Dal punto di vista dell’universalismo liberale e democratico, il tema dei rapporti tra sessualità e diritti si risolve interamente nel principio della libertà personale, della “ricerca della felicità” di cui parlava la Dichiarazione di indipendenza americana del 1776: gli individui non sono definiti dall’appartenenza ad un gruppo fondato su “identità” particolari, ma hanno tutti uguale dignità, e dunque diritto di scelta, nella loro vita personale. I loro comportamenti privati, tra cui quelli sessuali, non assumono una rilevanza pubblica: lo Stato e le leggi davanti ad essi devono arrestarsi, e non pretendere di dirigerli o regolamentarli.

Ma a partire dall’affermarsi del progressismo diversitario l’universalismo ebraico-cristiano, umanistico, liberale ha cominciato ad essere corroso da una nuova, pericolosissima tendenza verso il particolarismo dei diritti, che passa tanto attraverso il relativismo culturale/multiculturalismo quanto attraverso il relativismo biopolitico (femminismo radicale e “gender theory”). A partire dallo slogan post-sessantottino “il privato è politico”, il sesso e le scelte erotiche hanno cominciato a profilarsi, al pari delle diversità culturali, come nuovi fondamenti di un’idea di diritti soggettivi che non riconosce più la comune identità umana, e la sua radice sacra, per riproporre invece una visione castale e gerarchica della società.
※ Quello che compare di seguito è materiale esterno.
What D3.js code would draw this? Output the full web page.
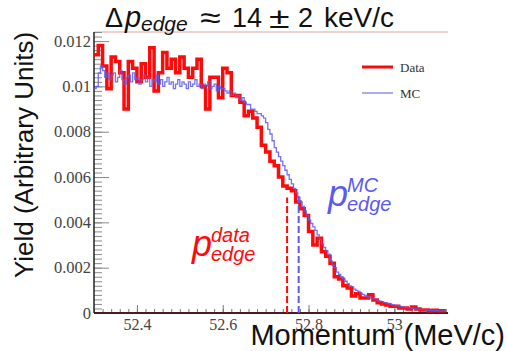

Di tale regressione culturale e civile il tentativo di indottrinamento ideologico, di censura, di demonizzazione del dissenso contenuto nel ddl Zan/Scalfarotto è una delle più tipiche manifestazioni. Chiunque si riconosca nella civiltà occidentale e nella cultura liberale non può che opporsi ad esso con tutti i mezzi possibili.